Last week, our colleagues ran a nifty meetup for product analysts: Team Lead Product Analyst Aksinia Chumachenko was the speaker, and Junior+ Product Analyst Mila Priymak helped deliver the workshop.
The role of a Product Analyst combines a lot of duties. A few of these include reviewing market data, shaping charts and diagrams, using data collected to support hypotheses and easy-to-understand conclusions, so necessary for the deliberate development of the project. The task of the analyst is to detect hidden problems and measure growth rates, decide which things are good or necessary, and which are not.
At the meetup, Aksinia told us how it all happens in practice. It came out interesting and useful, because, firstly, our speaker is based on her own experience in Ozon, Sber, and Simpals. Secondly, she is a mentor of the international program Women in Tech, and she knows perfectly well how to present information in a memorable way. And – most importantly! – she is really passionate about her job. “Product analytics for me is an opportunity to help the product grow and influence it, – says Aksinia. – Improve the customer journey, find points of growth, provide insights: you can do it all with the help of data!”
Participants learned how to collect data about a product and its use, and what is important to consider when choosing the right metrics and drawing relevant conclusions.
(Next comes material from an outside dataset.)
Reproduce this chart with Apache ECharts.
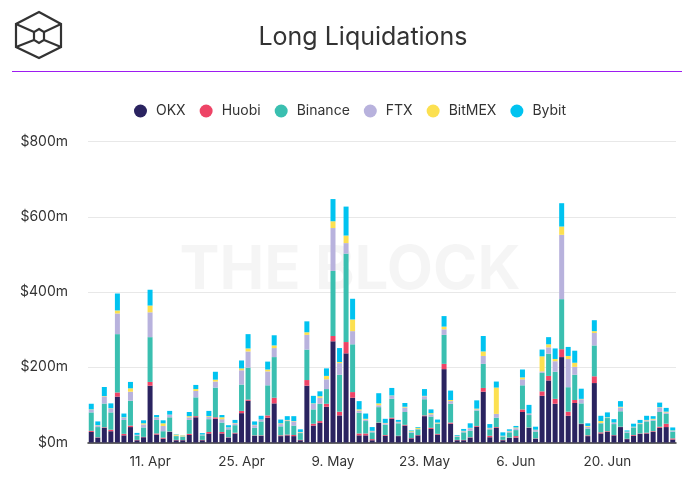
<!DOCTYPE html>
<html>
<head>
<meta charset="utf-8">
<script src="https://cdn.jsdelivr.net/npm/echarts@6/dist/echarts.min.js"></script>
<style>
html,body{margin:0;padding:0;background:#fff;}
#chart{width:700px;height:478px;}
</style>
</head>
<body>
<div id="chart"></div>
<script>
// Categories: one per day, 2 Apr .. 30 Jun (2022)
const startDate = '2022-04-02';
const dayCount = 90;
const monthNames = ['Jan','Feb','Mar','Apr','May','Jun','Jul','Aug','Sep','Oct','Nov','Dec'];
const tickLabels = ['11. Apr','25. Apr','9. May','23. May','6. Jun','20. Jun'];

const seriesNames = ['OKX','Huobi','Binance','FTX','BitMEX','Bybit'];
const seriesColors = ['#2a2360','#ee4466','#3abfb0','#b8b2dd','#fce050','#00c3f0'];

// values in $m
const okx = [28,13,39,30,122,19,41,6,14,151,21,10,28,6,6,20,67,6,24,63,24,13,24,78,111,18,18,66,104,17,19,17,6,151,45,52,95,269,72,237,119,19,19,6,52,18,63,17,45,11,19,70,36,21,195,50,6,6,13,42,135,14,39,6,12,13,81,39,10,124,165,103,227,71,105,49,17,158,24,28,19,41,9,18,23,24,28,39,41,8];
const huobi = [3,1,1.5,4,11,4,4,1,1,10,3,3,1,1,0.5,3,3,1,4,4,4,1,2,6,3,1,1,6,15,2,2,3,1,15,5,5,8,14,10,30,15,5,5,3,1,2,3,1,2,1,1,2,3,2,14,3,1,1,1,2,10,4,2,1,1,4,7,1,1,12,12,13,21,11,8,1,2,18,3,2,1,1,1,2,1,2,2,3,9,3];
const binance = [49,27,63,46,155,37,66,11,25,119,36,17,38,10,9,37,50,12,34,79,25,21,20,70,85,20,37,80,108,24,36,25,18,81,38,46,39,173,98,235,127,55,33,18,41,27,50,33,34,14,15,43,30,27,77,50,8,20,17,41,64,17,25,9,14,16,64,33,18,49,59,72,133,65,67,54,18,82,24,35,29,41,16,20,25,30,28,39,26,18];
const ftx = [7,4,19,10,55,6,24,2,8,66,6,14,6,1,1,7,17,1,6,16,9,4,5,38,43,7,4,37,24,6,2,11,2,39,15,16,26,114,31,28,35,6,4,3,5,4,8,3,12,2,1,8,6,1,15,7,2,3,7,3,21,3,10,1,3,5,16,3,4,4,17,28,171,75,21,11,5,33,1,1,3,10,2,1,2,3,3,12,4,2];
const bitmex = [1,1,1,1,8,1,9,0.5,3,18,1,7,1,3,2,3,5,1,2,5,5,1,1,5,8,1,1,5,7,2,1,1,1,7,1,4,9,18,3,20,31,3,2,1,5,1,1,1,2,2,3,1,3,2,7,3,1,1,1,2,12,1,70,1,1,2,5,1,1,40,8,6,22,8,11,1,2,5,5,1,1,2,1,1,1,1,2,1,2,1];
const bybit = [15,10,24,13,45,10,17,5,8,42,6,8,10,1,0.5,11,11,4,14,21,6,6,8,21,38,9,10,21,27,10,10,13,7,29,20,13,20,59,37,77,55,22,14,10,27,11,20,5,10,2,2,18,10,8,28,25,2,5,12,22,41,10,16,9,4,4,21,23,8,18,19,28,62,24,32,27,7,29,14,13,9,15,3,8,8,11,7,12,10,8];
const seriesValues = [okx, huobi, binance, ftx, bitmex, bybit];

const yTicks = {min: 0, max: 800, interval: 200};

// build category list
const categories = [];
const fmt = [];
(function(){
  const d0 = new Date(startDate + 'T00:00:00Z');
  for (let i = 0; i < dayCount; i++) {
    const d = new Date(d0.getTime() + i * 86400000);
    categories.push(d.toISOString().slice(0,10));
    fmt.push(d.getUTCDate() + '. ' + monthNames[d.getUTCMonth()]);
  }
})();

const chart = echarts.init(document.getElementById('chart'), null, {renderer: 'canvas'});
const FONT = 'Inter, "Noto Sans", sans-serif';

const option = {
  animation: false,
  backgroundColor: '#ffffff',
  textStyle: {fontFamily: FONT},
  graphic: [
    // logo
    {type: 'polygon', shape: {points: [[39,12],[61,24],[61,47],[39,58],[16,47],[16,24]]},
     style: {fill: 'none', stroke: '#333', lineWidth: 2.2}, z: 10},
    {type: 'polygon', shape: {points: [[39,29],[44,32],[44,40],[39,43],[34,40],[34,32]]},
     style: {fill: 'none', stroke: '#333', lineWidth: 2.2}, z: 10},
    {type: 'line', shape: {x1: 61, y1: 24, x2: 44, y2: 32}, style: {stroke: '#333', lineWidth: 2.2}, z: 10},
    {type: 'line', shape: {x1: 16, y1: 47, x2: 34, y2: 40}, style: {stroke: '#333', lineWidth: 2.2}, z: 10},
    {type: 'line', shape: {x1: 16, y1: 24, x2: 34, y2: 32}, style: {stroke: '#333', lineWidth: 2.2}, z: 10},
    {type: 'line', shape: {x1: 61, y1: 47, x2: 44, y2: 40}, style: {stroke: '#333', lineWidth: 2.2}, z: 10},
    // title
    {type: 'text', x: 363, y: 37, style: {text: 'Long Liquidations', fill: '#333', font: '400 25px ' + FONT, textAlign: 'center', textVerticalAlign: 'middle'}, z: 10},
    // purple rule
    {type: 'line', shape: {x1: 12, y1: 71.5, x2: 682, y2: 71.5}, style: {stroke: '#9d1cf0', lineWidth: 1.2}, z: 10},
    // watermark
    {type: 'text', x: 350, y: 271, style: {text: 'THE BLOCK', fill: 'rgba(0,0,0,0.04)', font: '700 60px ' + FONT, textAlign: 'center', textVerticalAlign: 'middle'}, z: -1}
  ],
  legend: {
    top: 99,
    left: 'center',
    icon: 'circle',
    itemWidth: 13,
    itemHeight: 13,
    itemGap: 14,
    data: seriesNames,
    textStyle: {color: '#333', fontSize: 14, fontFamily: FONT, padding: [0,0,0,4]}
  },
  grid: {left: 88, right: 24, top: 141.5, bottom: 35.5, containLabel: false},
  xAxis: {
    type: 'category',
    data: categories,
    axisLine: {lineStyle: {color: '#333', width: 1.5}},
    axisTick: {show: false},
    axisLabel: {
      color: '#333', fontSize: 13.5, margin: 12, fontFamily: FONT,
      interval: function(idx) { return tickLabels.indexOf(fmt[idx]) >= 0; },
      formatter: function(v, idx) { return fmt[idx]; }
    },
    splitLine: {show: false}
  },
  yAxis: {
    type: 'value',
    min: yTicks.min, max: yTicks.max, interval: yTicks.interval,
    axisLine: {show: false},
    axisTick: {show: false},
    axisLabel: {color: '#333', fontSize: 14, margin: 20, fontFamily: FONT,
      formatter: function(v){ return '$' + v + 'm'; }},
    splitLine: {lineStyle: {color: '#e8e8e8', width: 1.2}}
  },
  series: seriesNames.map(function(name, i) {
    return {
      name: name,
      type: 'bar',
      stack: 'total',
      barWidth: 5,
      data: seriesValues[i],
      itemStyle: {color: seriesColors[i]},
      z: 2
    };
  })
};
chart.setOption(option);
</script>
</body>
</html>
They were able to see examples of the entire process that adds up to a company’s ability to offer the most useful products to its customers, to effectively develop and to successfully compete.
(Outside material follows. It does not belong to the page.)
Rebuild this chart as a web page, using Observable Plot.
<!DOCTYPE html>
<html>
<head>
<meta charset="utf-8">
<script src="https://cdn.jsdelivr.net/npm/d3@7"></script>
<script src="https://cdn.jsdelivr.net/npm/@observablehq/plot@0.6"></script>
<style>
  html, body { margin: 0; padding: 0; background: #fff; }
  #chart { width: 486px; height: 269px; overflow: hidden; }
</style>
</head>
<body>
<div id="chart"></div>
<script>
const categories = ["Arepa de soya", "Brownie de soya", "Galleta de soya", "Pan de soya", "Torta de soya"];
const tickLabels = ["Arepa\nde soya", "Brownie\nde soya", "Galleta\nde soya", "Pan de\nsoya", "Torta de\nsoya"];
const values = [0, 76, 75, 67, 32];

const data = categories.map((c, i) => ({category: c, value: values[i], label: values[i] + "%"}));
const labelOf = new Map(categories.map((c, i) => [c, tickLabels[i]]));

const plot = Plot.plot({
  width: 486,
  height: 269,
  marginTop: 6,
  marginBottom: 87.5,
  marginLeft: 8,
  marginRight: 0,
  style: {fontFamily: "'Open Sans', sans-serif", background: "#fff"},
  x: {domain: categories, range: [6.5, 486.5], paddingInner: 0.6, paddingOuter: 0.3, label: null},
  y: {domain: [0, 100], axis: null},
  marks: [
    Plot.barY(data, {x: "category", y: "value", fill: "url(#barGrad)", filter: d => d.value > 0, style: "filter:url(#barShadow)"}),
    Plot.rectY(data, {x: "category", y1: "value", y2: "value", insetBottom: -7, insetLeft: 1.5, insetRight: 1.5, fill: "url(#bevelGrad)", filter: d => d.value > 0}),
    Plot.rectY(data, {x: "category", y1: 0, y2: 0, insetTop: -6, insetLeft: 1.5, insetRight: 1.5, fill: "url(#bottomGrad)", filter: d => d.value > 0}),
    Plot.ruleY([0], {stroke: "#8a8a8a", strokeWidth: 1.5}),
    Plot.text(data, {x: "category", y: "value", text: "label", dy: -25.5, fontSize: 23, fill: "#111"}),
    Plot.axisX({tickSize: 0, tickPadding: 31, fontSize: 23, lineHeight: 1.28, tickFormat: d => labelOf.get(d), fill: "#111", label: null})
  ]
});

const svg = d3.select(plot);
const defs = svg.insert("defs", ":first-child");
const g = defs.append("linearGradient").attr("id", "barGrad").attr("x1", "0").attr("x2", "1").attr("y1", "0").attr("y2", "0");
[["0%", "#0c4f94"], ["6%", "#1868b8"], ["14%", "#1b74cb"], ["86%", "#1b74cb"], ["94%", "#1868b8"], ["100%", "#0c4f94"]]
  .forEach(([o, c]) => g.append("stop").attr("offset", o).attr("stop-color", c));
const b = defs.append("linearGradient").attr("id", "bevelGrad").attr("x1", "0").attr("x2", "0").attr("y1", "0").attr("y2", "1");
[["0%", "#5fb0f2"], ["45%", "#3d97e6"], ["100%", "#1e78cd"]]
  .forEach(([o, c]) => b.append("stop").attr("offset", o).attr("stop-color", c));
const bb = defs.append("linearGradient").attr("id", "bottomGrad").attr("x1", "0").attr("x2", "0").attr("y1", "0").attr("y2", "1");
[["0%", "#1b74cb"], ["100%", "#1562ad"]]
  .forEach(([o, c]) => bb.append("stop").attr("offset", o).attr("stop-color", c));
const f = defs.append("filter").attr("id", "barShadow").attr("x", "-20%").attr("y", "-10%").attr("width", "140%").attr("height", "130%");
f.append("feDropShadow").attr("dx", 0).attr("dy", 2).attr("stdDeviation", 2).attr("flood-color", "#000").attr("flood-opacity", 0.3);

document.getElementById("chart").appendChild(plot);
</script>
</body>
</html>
It is essential that the theory was followed by practice, and those attending the meetup were able to test their own ideas. Mila was the best at this part. She has only been in analytics for a year, but given Mila’s enthusiasm for what she does, there’s no doubt that she’ll soon become a true analytics Jedi herself.
“I fearlessly went into analytics, even though I didn’t fully grasp what product analysts do, – confesses Mila. – I had to learn a lot, master the tools, and gradually the job began to open up, getting more and more interesting. To those who are thinking about entering the analytics field now, I can give some advice: don’t stop halfway and don’t get upset if something doesn’t work out. It’s definitely worth entering the specialty for those who like to understand data, conduct research, and look for insights for product development.”